With Iko Uwais having made a name for himself as a martial artist in bone-crunching masterpieces like the two “Raid” films, you would expect this fight sequence to have some kick to it. It doesn’t. The film’s director, Peter Berg (“Lone Survivor”), presents the action so incomprehensibly that it becomes a blur of motion as feet kick, hands punch and glass brakes. What the performers were doing with those punching hands and kicking feet and how all that glass came to break is sadly known only to the film’s editor who saw the footage before cutting it down to an indecipherable mess.

Mile 22 2

Believing Li’s story after the attack, Silva’s Overwatch team is activated, and they, under the watchful eye of Bishop (his hair) and his tech-heads, attempt to transport Li to an airstrip 22 miles from the embassy as the country’s government sends wave after wave of trained assassins after them, resulting in a non-stop action fest in the film’s backend.

Which would be great if it hadn’t all been shot like that earlier fight scene. Shootouts, explosions ensue, but the geography of where the characters are in relation to each other is never clear. Nothing in these sequences is clear.
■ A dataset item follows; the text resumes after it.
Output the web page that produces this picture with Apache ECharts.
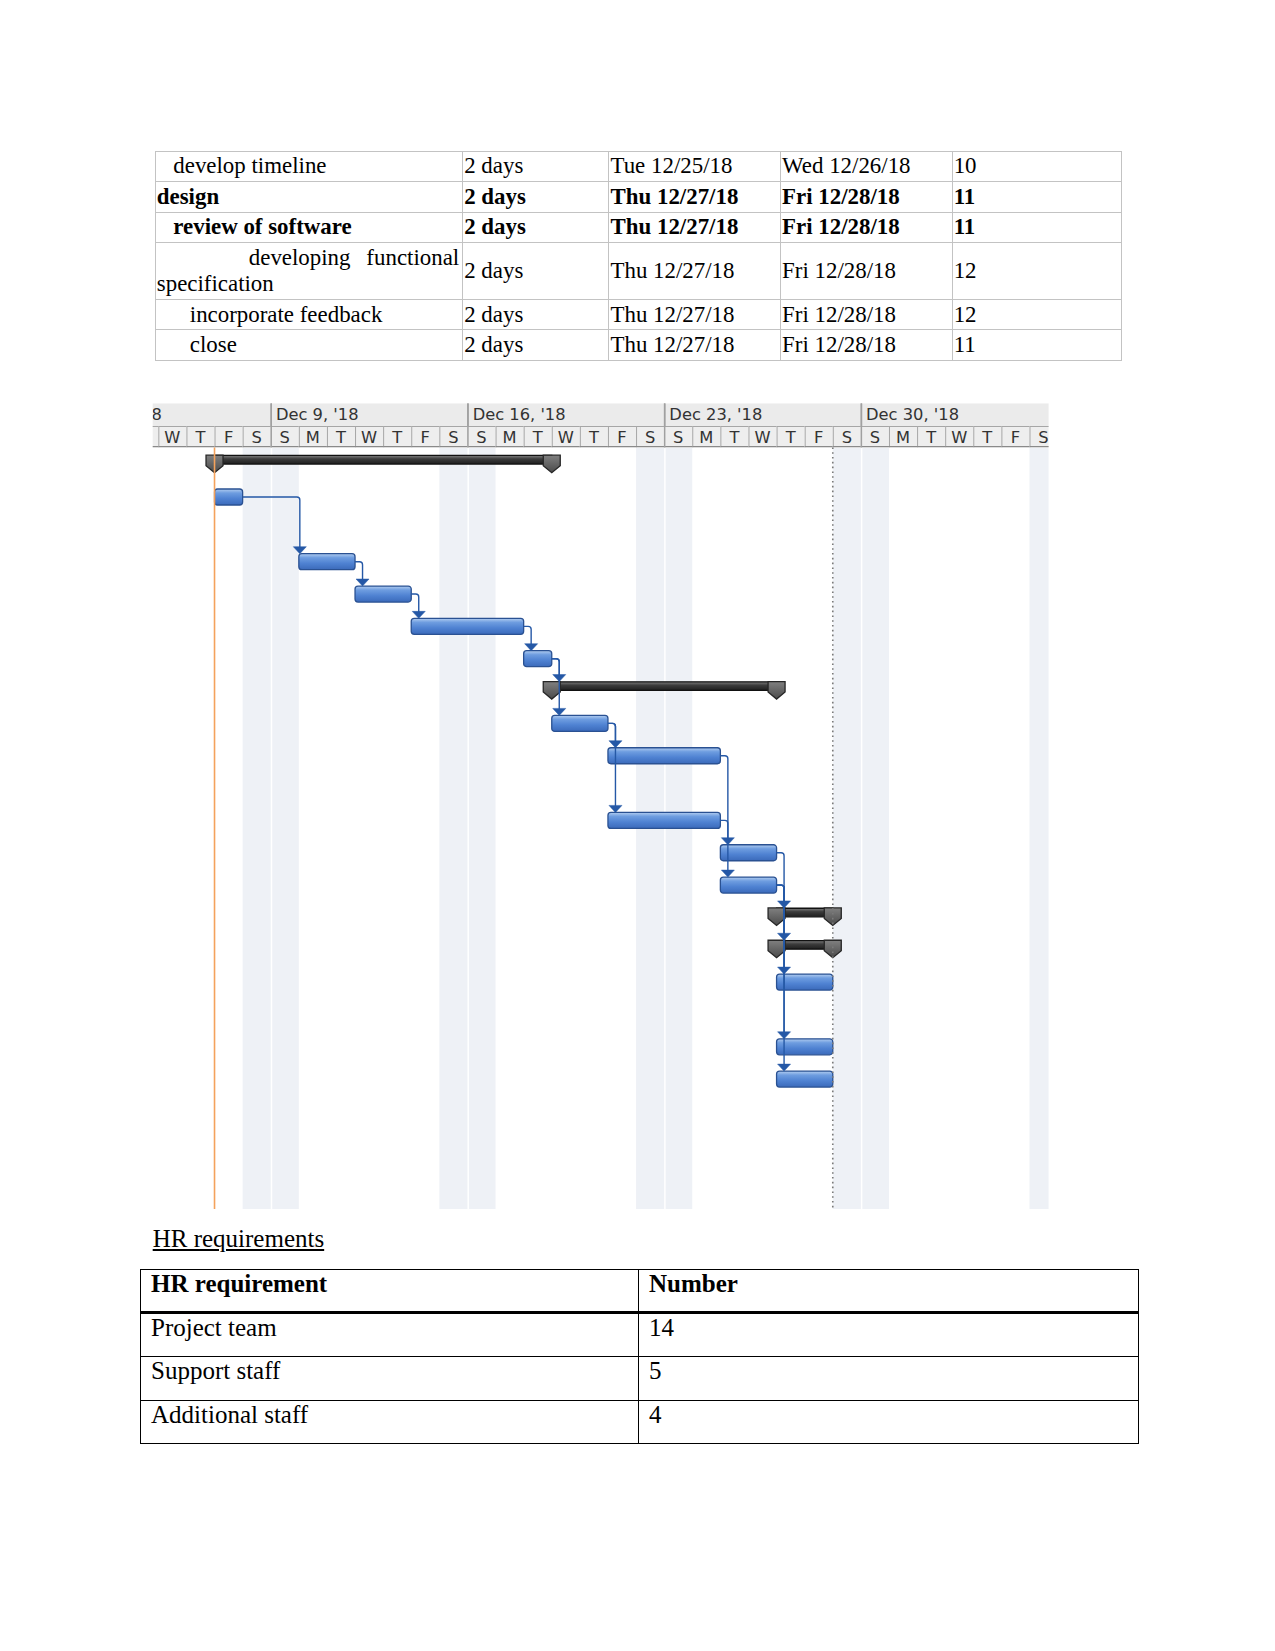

By the end, they’re less action sequences and more suggestions of action sequences.

This frenzied action fizzles out with a gag of a final confrontation, and culminates in a plot twist that’s supposed to be jaw-dropping and shocking, but has about the same impact as a flatulent mouse.

The movie hints at some interesting ideas outside of the action. Wahlberg’s Silva has an unclear mental affliction that manifests in motor-mouthed condescension and signified visually by a rubber band he wears around his wrist, snapping it constantly, the pain keeping him calm (which becomes an overused visual crutch of his affliction. If you’d take a shot every time the film smash-cuts to his band snapping, you’d be drunk in five minutes, and dead from alcohol poisoning by the end credits). Nominally, an action hero working through and thriving despite (because of?) a mental issue would be unique and interesting for an action picture such as this. But rather than separating his character from a typical alpha hero, here it’s just an excuse for why he’s such an alpha, an explanation for why he’s always in everyone’s face.

Something about the movie just rubbed me the wrong way. It took me a while to figure it out, but there’s just something disturbing about how “Mile 22” tries to play both sides of the table. As this is a Peter Berg movie, I expect his typical celebration of American military might and the cool toys we have. And, you know, fine, the toys are cool, but then the film tries to sell that fetishization to foreign markets. That’s why we have that ludicrously vague Indocarr City setting and a ridiculous last minute rug-pull of an ending that (spoiler) unconvincingly turns the tables on the protagonists (end spoiler). It’s bad enough making a movie mostly about Americans “kicking ass,” gunning down foreigners in their own country, but to then turn around and try to make that palatable to a foreign market by saying, “oh, it’s fine because it’s not you foreigners being gunned down”? That’s kinda disgusting. If you’re propaganda, fine, I guess. But don’t try to make it palatable to another audience just so you can make a quick buck.

By the end, the movie just feels incomplete. When everything is deciphered, the movie reveals itself to be nothing more than a preamble, issue 0 of a new action franchise. Plot threads dangle as if this were the end of an episode; tune in next week for the conclusion.

When the screen faded to black, I began to hear “Is that all there is?” in the back of mind. Yeah, Peggy Lee, that’s all there is. And it isn’t much.